The words helped him earlier, but then again, what happened to him was different. For all he knows, this'll just make things worse.
no subject
It's like a bad joke. Only - hell if he knows this punchline.
"Yeah," says Tim, breathing the word out slowly, sucking the air into his lungs like a drowning man. He's not coughing. There's no heat spidering up his veins and snapping across his nerves. There's no iron-ping of synapses bursting and scattering in a fireworks display of a sympathetic nervous system gone horribly off the rails.
"Just...I..."
What's he say?
I missed you?
Yeah. Fucking right. Jay's bound to believe that, between the shouting match in the gardens and the right hook he can't remember Tim dealing across his jaw the first time they met in Wonderland, between his Mirror's snide commentary and the ache down Tim's middle.
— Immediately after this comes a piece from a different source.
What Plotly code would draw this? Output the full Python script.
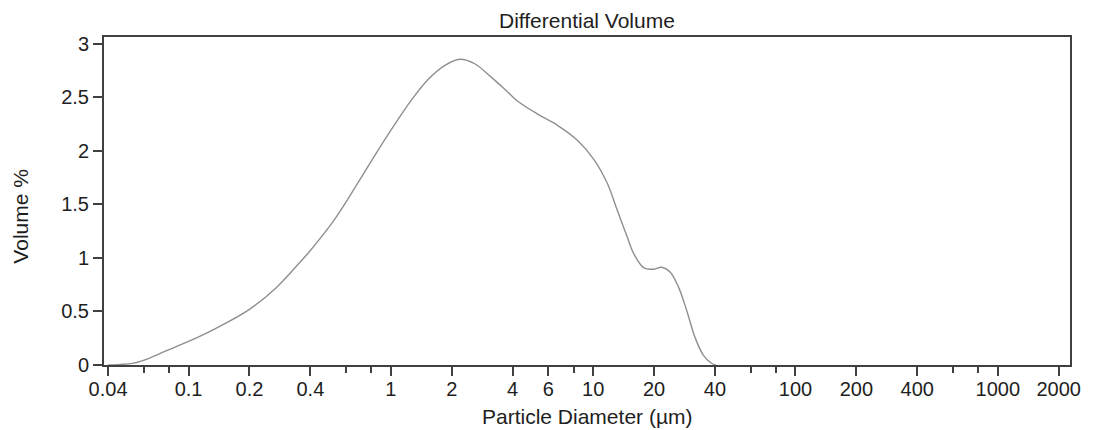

"I didn't know what to do." It's less of a vulnerability, like this. He's always floundered. It's just that Jay was always just as bad, if not worse off, and they would struggle in the realm of not knowing together. Are you drowning. "After you...I didn't know what else to do."
no subject
Jay's not the kind of person other people look to for advice. He's not any good at telling people what to do.
So why would his death mean...anything in this context?
"Well..." he starts, hesitant. "What did you end up doing? Besides...what happened with Alex."
no subject
Screwed up, mostly. Left a trail of corpses behind him. Jay, crumpled against the counter with pages stained with red beneath him. Brian, crooked and cracked from a fall that was too far to be painless and too short to be immediately fatal, splayed awkwardly with that hated hood still fallen across his features.
Alex, bleeding sluggishly across the floor, denying himself, denying Tim, denying everything with his dying breath.
He missed him. There's no question, is there?
But this is what missing people gets him; this is what being Tim's friend is.
"Tried to keep going the way you did, I guess." The words are as faded and tired as the rest of him feels. Drained to his core. "Finish what you started. Even if maybe I shouldn't've - I dunno."